• _INFORMATION PROVIDED_
-------------------------

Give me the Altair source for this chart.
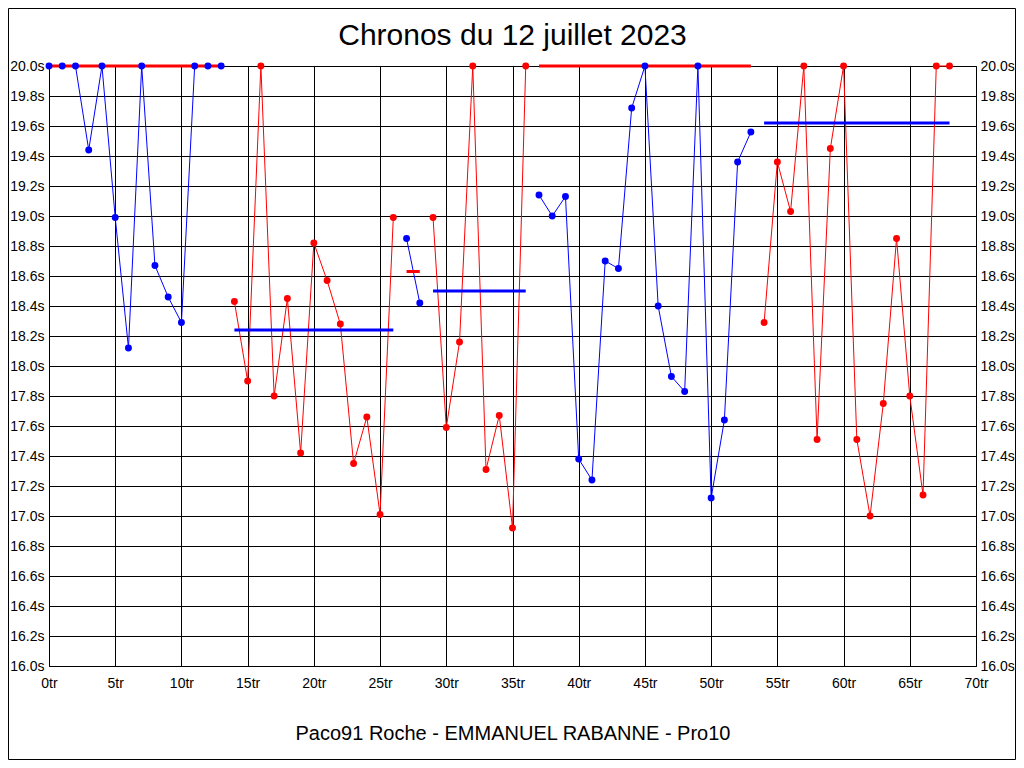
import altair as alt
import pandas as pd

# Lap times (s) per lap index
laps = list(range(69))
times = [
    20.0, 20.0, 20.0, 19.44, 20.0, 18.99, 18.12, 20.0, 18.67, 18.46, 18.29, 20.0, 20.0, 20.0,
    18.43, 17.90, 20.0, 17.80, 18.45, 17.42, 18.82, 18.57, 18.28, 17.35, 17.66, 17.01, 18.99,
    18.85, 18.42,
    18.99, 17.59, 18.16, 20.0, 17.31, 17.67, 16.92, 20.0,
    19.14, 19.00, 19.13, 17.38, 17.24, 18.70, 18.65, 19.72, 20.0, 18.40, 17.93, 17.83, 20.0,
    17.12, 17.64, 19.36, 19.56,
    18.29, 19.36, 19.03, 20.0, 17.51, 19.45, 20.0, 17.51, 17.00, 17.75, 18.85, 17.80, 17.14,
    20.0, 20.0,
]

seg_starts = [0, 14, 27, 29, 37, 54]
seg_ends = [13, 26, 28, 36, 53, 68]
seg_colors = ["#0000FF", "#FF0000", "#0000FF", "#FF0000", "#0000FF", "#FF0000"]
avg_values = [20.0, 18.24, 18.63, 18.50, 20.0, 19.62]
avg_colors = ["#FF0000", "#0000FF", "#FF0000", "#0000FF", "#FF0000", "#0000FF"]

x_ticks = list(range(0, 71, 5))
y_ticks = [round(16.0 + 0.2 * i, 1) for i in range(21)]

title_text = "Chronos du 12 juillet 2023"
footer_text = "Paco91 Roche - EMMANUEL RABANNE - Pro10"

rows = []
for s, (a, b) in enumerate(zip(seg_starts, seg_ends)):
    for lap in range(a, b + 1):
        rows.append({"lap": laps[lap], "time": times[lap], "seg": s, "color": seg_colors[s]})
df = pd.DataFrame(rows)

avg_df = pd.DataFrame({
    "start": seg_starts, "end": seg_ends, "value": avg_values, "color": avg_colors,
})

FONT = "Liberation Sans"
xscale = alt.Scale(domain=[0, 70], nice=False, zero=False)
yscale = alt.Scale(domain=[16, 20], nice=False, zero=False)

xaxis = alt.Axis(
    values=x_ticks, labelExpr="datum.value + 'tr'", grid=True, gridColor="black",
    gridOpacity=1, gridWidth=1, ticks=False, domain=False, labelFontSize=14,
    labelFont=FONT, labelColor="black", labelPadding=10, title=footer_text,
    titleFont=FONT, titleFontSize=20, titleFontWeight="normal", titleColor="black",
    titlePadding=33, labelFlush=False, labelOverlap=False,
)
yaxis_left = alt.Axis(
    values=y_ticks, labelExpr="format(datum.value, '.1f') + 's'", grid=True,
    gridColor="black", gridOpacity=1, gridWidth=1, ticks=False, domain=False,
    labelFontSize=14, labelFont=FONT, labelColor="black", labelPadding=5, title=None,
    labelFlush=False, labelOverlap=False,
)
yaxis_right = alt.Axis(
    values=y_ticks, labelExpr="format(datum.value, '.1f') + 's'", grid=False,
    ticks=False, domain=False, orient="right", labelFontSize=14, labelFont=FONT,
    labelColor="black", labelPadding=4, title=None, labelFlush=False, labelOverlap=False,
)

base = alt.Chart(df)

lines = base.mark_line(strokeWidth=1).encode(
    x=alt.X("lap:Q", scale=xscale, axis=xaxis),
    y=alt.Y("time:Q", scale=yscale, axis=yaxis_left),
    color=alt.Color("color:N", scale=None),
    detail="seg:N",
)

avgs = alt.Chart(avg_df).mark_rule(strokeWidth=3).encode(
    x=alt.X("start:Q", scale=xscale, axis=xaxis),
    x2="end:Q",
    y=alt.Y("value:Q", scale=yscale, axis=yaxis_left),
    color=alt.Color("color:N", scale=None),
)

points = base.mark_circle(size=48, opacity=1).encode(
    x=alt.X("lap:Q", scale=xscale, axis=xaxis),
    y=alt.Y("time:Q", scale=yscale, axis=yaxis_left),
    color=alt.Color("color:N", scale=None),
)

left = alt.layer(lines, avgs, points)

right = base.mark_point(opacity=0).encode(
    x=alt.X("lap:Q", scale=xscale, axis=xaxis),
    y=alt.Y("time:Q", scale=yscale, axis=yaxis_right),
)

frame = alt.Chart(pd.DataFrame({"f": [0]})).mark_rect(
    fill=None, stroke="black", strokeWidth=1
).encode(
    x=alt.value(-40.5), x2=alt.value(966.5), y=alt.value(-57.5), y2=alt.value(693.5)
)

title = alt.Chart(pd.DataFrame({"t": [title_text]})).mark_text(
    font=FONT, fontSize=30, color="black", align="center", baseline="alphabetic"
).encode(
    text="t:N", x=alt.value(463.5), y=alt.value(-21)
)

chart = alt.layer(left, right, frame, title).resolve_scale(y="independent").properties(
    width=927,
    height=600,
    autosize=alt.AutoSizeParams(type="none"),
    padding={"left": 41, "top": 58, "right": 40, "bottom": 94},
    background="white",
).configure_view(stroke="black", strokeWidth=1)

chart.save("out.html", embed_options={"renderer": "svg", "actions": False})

-------------------------

• _REQUIREMENT_
From the top of the listing above, repeat each line exactly until you reach the line containing "yscale = alt.Scale(domain=[16, 20], nice=False, zero=False)", and repeat that one too. Leave the pictures out.

• _OUTPUT OF THE TASK_
Give me the Altair source for this chart.
import altair as alt
import pandas as pd

# Lap times (s) per lap index
laps = list(range(69))
times = [
    20.0, 20.0, 20.0, 19.44, 20.0, 18.99, 18.12, 20.0, 18.67, 18.46, 18.29, 20.0, 20.0, 20.0,
    18.43, 17.90, 20.0, 17.80, 18.45, 17.42, 18.82, 18.57, 18.28, 17.35, 17.66, 17.01, 18.99,
    18.85, 18.42,
    18.99, 17.59, 18.16, 20.0, 17.31, 17.67, 16.92, 20.0,
    19.14, 19.00, 19.13, 17.38, 17.24, 18.70, 18.65, 19.72, 20.0, 18.40, 17.93, 17.83, 20.0,
    17.12, 17.64, 19.36, 19.56,
    18.29, 19.36, 19.03, 20.0, 17.51, 19.45, 20.0, 17.51, 17.00, 17.75, 18.85, 17.80, 17.14,
    20.0, 20.0,
]

seg_starts = [0, 14, 27, 29, 37, 54]
seg_ends = [13, 26, 28, 36, 53, 68]
seg_colors = ["#0000FF", "#FF0000", "#0000FF", "#FF0000", "#0000FF", "#FF0000"]
avg_values = [20.0, 18.24, 18.63, 18.50, 20.0, 19.62]
avg_colors = ["#FF0000", "#0000FF", "#FF0000", "#0000FF", "#FF0000", "#0000FF"]

x_ticks = list(range(0, 71, 5))
y_ticks = [round(16.0 + 0.2 * i, 1) for i in range(21)]

title_text = "Chronos du 12 juillet 2023"
footer_text = "Paco91 Roche - EMMANUEL RABANNE - Pro10"

rows = []
for s, (a, b) in enumerate(zip(seg_starts, seg_ends)):
    for lap in range(a, b + 1):
        rows.append({"lap": laps[lap], "time": times[lap], "seg": s, "color": seg_colors[s]})
df = pd.DataFrame(rows)

avg_df = pd.DataFrame({
    "start": seg_starts, "end": seg_ends, "value": avg_values, "color": avg_colors,
})

FONT = "Liberation Sans"
xscale = alt.Scale(domain=[0, 70], nice=False, zero=False)
yscale = alt.Scale(domain=[16, 20], nice=False, zero=False)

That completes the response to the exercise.